The appointment of Emmerson Mnangagwa as successor to long-time president Robert Mugabe could signal a change in Zimbabwe’s fortunes – if ease of doing business is improved. Charlotte Adlung reports.

Investors will be taking a closer look at Zimbabwe after the recent resignation of long-standing president Robert Mugabe. A once-functioning southern African economy, Zimbabwe promises a return to its status as a sound and solid frontier market space following a coup-that-wasn’t-a coup.

Semantics aside, Emmerson Mnangagwa’s inauguration as Zimbabwe’s new leader brings with it the potential to turn the country’s economy around. Its decline, as a result of stratospheric inflation, was such that Zimbabwe’s Reserve Bank had to issue Z$1000bn notes.

“The transition from Mr Mugabe to Mr Mnangagwa could mark a major and positive shift and put Zimbabwe back on the foreign investor radar,” said Hasnain Malik, head of equity research at Exotix Capital, an investment bank with a frontier and emerging markets specialism.

FDI into Zimbabwe could revive the country’s economic fortunes, and investor confidence will be essential.
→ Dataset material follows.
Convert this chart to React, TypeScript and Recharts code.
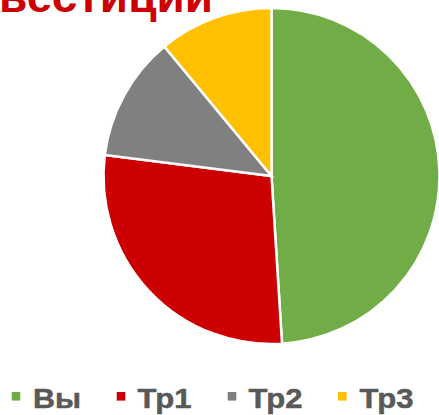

Ease of doing business will be key to potential investors looking for opportunity in Zimbabwe.

The presidency’s own website is mindful of the pressing need to create a positive business environment for both local and international entrepreneurs. The ZIM Asset Blue Print 2013-2018, launched by Zanu PF after the last election and now in its fourth year, said: “When we look at our competitiveness, we see that we have a skilled population and a relatively well-developed infrastructure but we are not receiving the FDI flows that we expect, hence the need to reform in order to reduce the cost of business and also to ensure that we have clearer investment policies that facilitate investment.”

The World Bank’s data from June 2017 ranks Zimbabwe at 159th out of 180 countries for ease of doing business. “Many of the ingredients of a great frontier market are in place in Zimbabwe: human capital, infrastructure, natural resources and diaspora," said Mr Malik.

Mr Mnangagwa’s presidency has given assurances that a peaceful political transition will develop. Of equal import will be how the economy expands from its current stagnant condition. Zimbabwe’s central bank, the Reserve Bank, on its website said: “The lower supply of US dollars (foreign dollars) is attributable mainly to limited access to foreign finance, declining foreign investor confidence which has reduced capital flows.”

The African Development Bank’s economic outlook for Zimbabwe is that the economy “has experienced cash shortages owing to rising informality, fiscal revenue underperformance, declining capital inflows and export receipts, a high fiscal and public indebtedness; external imbalances and capital flight”.

Old Mutual is one of southern Africa’s longest established asset managers. In its October 2017 monthly economic brief, it reported: “The IMF classifies Zimbabwe among countries in a ‘fragile situation’, citing the need for political stability as well as reforms on governance, public debt and exchange rate frameworks.”